Meine Damen und Herren, das gilt nicht nur für Menschen im Maßregelvollzug, sondern auch für Straftäter, die unter Bewährungsaufsicht gestellt wurden. Dazu bedarf es eines Systems von ambulanten Behandlungsmöglichkeiten. Das Sozialministerium hat bereits vor zehn Jahren die Idee entwickelt, forensische Ambulanzen für Insassen des Maßregelvollzuges zu etablieren. So konnten überwiegend erfolgreich ca. 500 entlassene Maßregelvollzugspatienten therapiert und behandelt werden. Da stellt sich selbstverständlich die Frage, ob auch entlassene Strafgefangene, insbesondere Sexualstraftäter, in den forensischen Ambulanzen behandelt werden können. Insoweit gibt es zwischen dem Sozialministerium und dem Justizministerium eine Arbeitsgruppe, die bereits entsprechende Vereinbarungen zwischen den Häusern entwickelt hat.

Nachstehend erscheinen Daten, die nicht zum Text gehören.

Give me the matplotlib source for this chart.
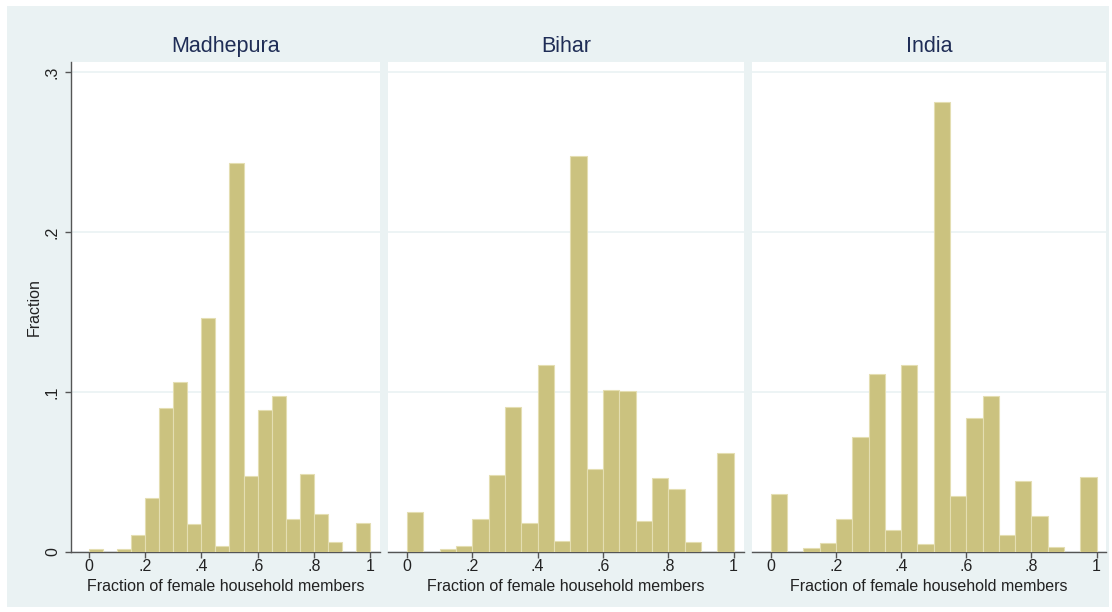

Wie immer, meine Damen und Herren, ist bei einer solchen Diskussion die Frage der Finanzierung eine sehr wichtige. Da es jedoch in Bezug auf den Gesamthaushalt um wirklich überschaubare Beträge geht und, wie wir durch die verschiedenen Fällen wissen, um eine sehr wichtige, drängende Frage der Sicherheit unserer Bürgerinnen und Bürger, kann das nicht entscheidend sein.

Am Ende, meine Damen und Herren, halte ich es für sinnvoll, die von der CDU angeregten Modellprojekte zu etablieren, um weitere Erfahrungen in diesem Bereich zu sammeln. Insbesondere halte ich es für vernünftig, die vorgeschlagene Evaluierung Ende 2018 durchzuführen, um die dann notwendigen Konsequenzen ziehen zu können. Die Antwort von Rot-Grün in dieser Frage, einfach so weiterzumachen, ist mir zu wenig. Die FDP-Fraktion wird dem Antrag der CDU zustimmen.

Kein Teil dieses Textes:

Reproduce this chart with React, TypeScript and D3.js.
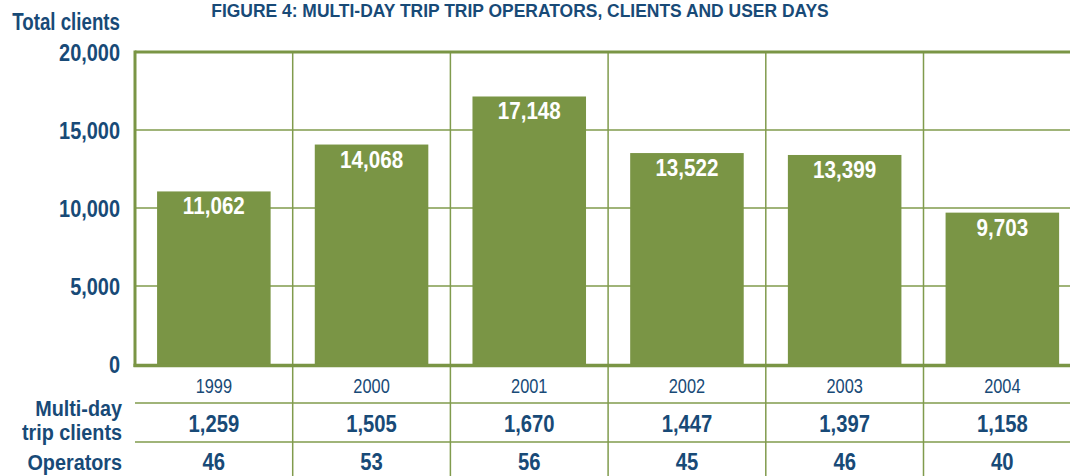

(Beifall bei der FDP und Zustimmung bei der CDU)

Vielen Dank, Herr Dr. Genthe. - Bevor ich dem nächsten Redner, Herrn Marco Brunotte, das Wort erteile, möchte ich Sie darauf hinweisen, dass der

Wirtschaftsminister am Ende der Tagesordnung eine Unterrichtung zu VW abgeben wird.

(Zurufe von der CDU: Oh!)

Marco Brunotte, Sie haben das Wort, Herr Abgeordneter.

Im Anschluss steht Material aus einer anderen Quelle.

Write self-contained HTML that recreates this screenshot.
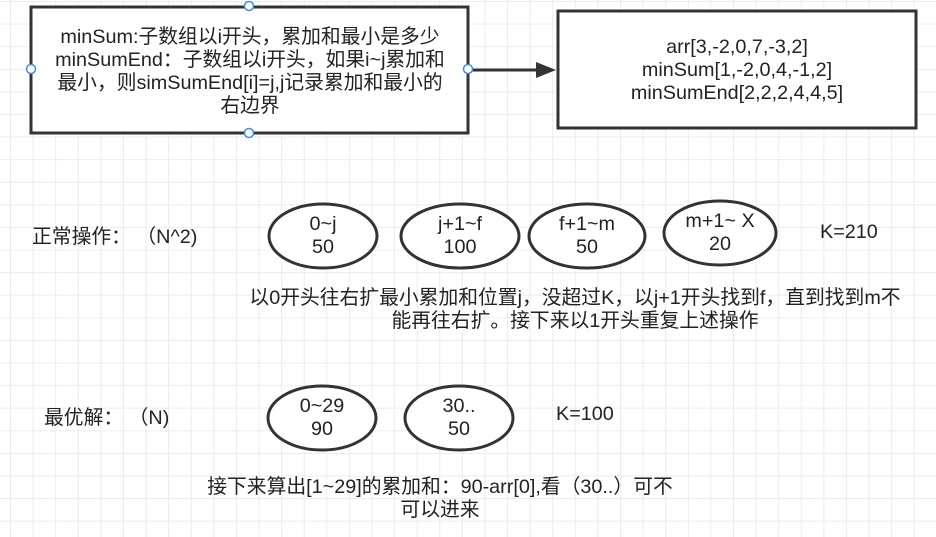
<!DOCTYPE html><html><head><style>
body{margin:0;width:936px;height:537px;overflow:hidden;background:#fff;font-family:"Liberation Sans","Noto Sans CJK SC",sans-serif;color:#222;
background-image:linear-gradient(#ececec 1px,transparent 1px),linear-gradient(90deg,#ececec 1px,transparent 1px);background-size:22.6px 22.6px;background-position:10px 1px;}
.a{position:absolute;}
.t{position:absolute;text-align:center;font-size:19.8px;line-height:23px;white-space:nowrap;}
</style></head><body>
<svg class="a" style="left:0;top:0" width="936" height="537">
<rect x="31" y="7" width="437" height="126" fill="#fff" stroke="#333" stroke-width="3"/>
<rect x="558" y="11" width="358" height="117" fill="#fff" stroke="#333" stroke-width="3"/>
<line x1="468" y1="70" x2="540" y2="70" stroke="#333" stroke-width="3"/>
<polygon points="556,70 536,62 536,78" fill="#333"/>
<g fill="#fff" stroke="#3a8ee6" stroke-width="1.5">
<circle cx="249" cy="6" r="4.5"/><circle cx="249" cy="133" r="4.5"/><circle cx="31" cy="69" r="4.5"/><circle cx="468" cy="69" r="4.5"/></g>
<g fill="#fff" stroke="#333" stroke-width="3">
<ellipse cx="323" cy="236" rx="54" ry="32"/>
<ellipse cx="460" cy="236" rx="59" ry="32"/>
<ellipse cx="587" cy="236" rx="58" ry="32"/>
<ellipse cx="720" cy="233" rx="56" ry="32"/>
<ellipse cx="322" cy="418" rx="54" ry="32"/>
<ellipse cx="459" cy="418" rx="54" ry="32"/>
</g></svg>
<div class="t" style="left:40px;top:26px;width:420px;">minSum:子数组以i开头，累加和最小是多少<br>minSumEnd：子数组以i开头，如果i~j累加和<br>最小，则simSumEnd[i]=j,j记录累加和最小的<br>右边界</div>
<div class="t" style="left:560px;top:36px;width:354px;">arr[3,-2,0,7,-3,2]<br>minSum[1,-2,0,4,-1,2]<br>minSumEnd[2,2,2,4,4,5]</div>
<div class="t" style="left:32px;top:226px;text-align:left;">正常操作：&nbsp;（N^2)</div>
<div class="t" style="left:283px;top:213px;width:80px;">0~j<br>50</div>
<div class="t" style="left:410px;top:213px;width:100px;">j+1~f<br>100</div>
<div class="t" style="left:537px;top:213px;width:100px;">f+1~m<br>50</div>
<div class="t" style="left:670px;top:210px;width:100px;">m+1~ X<br>20</div>
<div class="t" style="left:820px;top:221px;text-align:left;">K=210</div>
<div class="t" style="left:235px;top:287px;width:680px;">以0开头往右扩最小累加和位置j，没超过K，以j+1开头找到f，直到找到m不<br>能再往右扩。接下来以1开头重复上述操作</div>
<div class="t" style="left:44px;top:407px;text-align:left;">最优解：&nbsp;（N)</div>
<div class="t" style="left:282px;top:395px;width:80px;">0~29<br>90</div>
<div class="t" style="left:419px;top:395px;width:80px;">30..<br>50</div>
<div class="t" style="left:556px;top:403px;text-align:left;">K=100</div>
<div class="t" style="left:190px;top:476px;width:500px;">接下来算出[1~29]的累加和：90-arr[0],看（30..）可不<br>可以进来</div>
</body></html>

Herr Präsident! Meine sehr geehrten Damen und Herren! „Morgen sind sie wieder unsere Nachbarn.“ Das ist ein Slogan, den wir in Vollzugsdebatten relativ häufig benutzen, um den gesellschaftlichen Anspruch, die gesellschaftliche Aufgabe deutlich zu machen, die uns alle in der Reintegration von Straftäterinnen und Straftätern betrifft, wenn sie ihre Strafe abgesessen und sich mit ihrer Straftat intensiv auseinandergesetzt haben. Es ist eine Aufgabe für uns alle, dafür die Voraussetzungen zu schaffen, dass diese Integration gelingen kann, dass ein Platz in der Gesellschaft wieder vorhanden ist und dass natürlich auch eine Aufarbeitung der Straftat und auch der die Straftat verursachenden Rahmenfaktoren erfolgen kann.

Es ist bei der Klientel, über die wir hier reden, bei Sexualstraftätern, eine besondere Schwierigkeit, diese Reintegration stattfinden zu lassen. Häufig ist das Stigma selbst bei erfolgreicher Therapie noch immer vorhanden. Man erlebt eine Distanzierung. Und somit ist es schwierig, nach der Straftat zurückzukommen und dann wieder diesen Platz einzunehmen.

Der Antrag, den die CDU ins Plenum gebracht hat, ergänzt sich mit einem Impulspapier des VDS, des Verbandes der Sozialarbeiter in der niedersächsischen Strafrechtspflege, ein Verband, mit dem wir seit vielen Jahren immer wieder im Austausch stehen, der Impulse gibt und der ein wichtiger Partner für uns ist.

Ich vermute, dass der Antrag zumindest in Teilen - der Kollege Meyer hat schon den Link gesetzt - aus diesem Verband kommt. Auch wir als SPD haben uns natürlich - gemeinsam mit den Grünen - damit auseinandergesetzt.

Wir verweigern uns nicht einem modernen Vollzug. Wir haben in den letzten Jahren viele Dinge angeschoben. Das ist kein einfaches „Weiter so!“. Aber die Frage ist: Mit welchen Strukturen reagiere ich auf welche Herausforderung, auf welche Problemstellung?

Zwischen dem Justizministerium und Sozialministerium ist eine Kooperationsvereinbarung zur Öffnung der forensischen Institutsambulanzen für

Sexualstraftäter geschlossen worden, um Vorhandenes zu nutzen und Doppelstrukturen auch unter wirtschaftlichen Aspekten zu vermeiden.

Einen Flaschenhals merken wir immer wieder bei allen diesen therapeutischen Ansätzen: die Rekrutierung von geeignetem Personal. Der Markt bei Psychologen, Psychiatern und Therapeuten ist oftmals sehr eng, auch der Markt beim Pflegepersonal. Es fällt auch schwer, Stellen im Vollzug zu besetzen.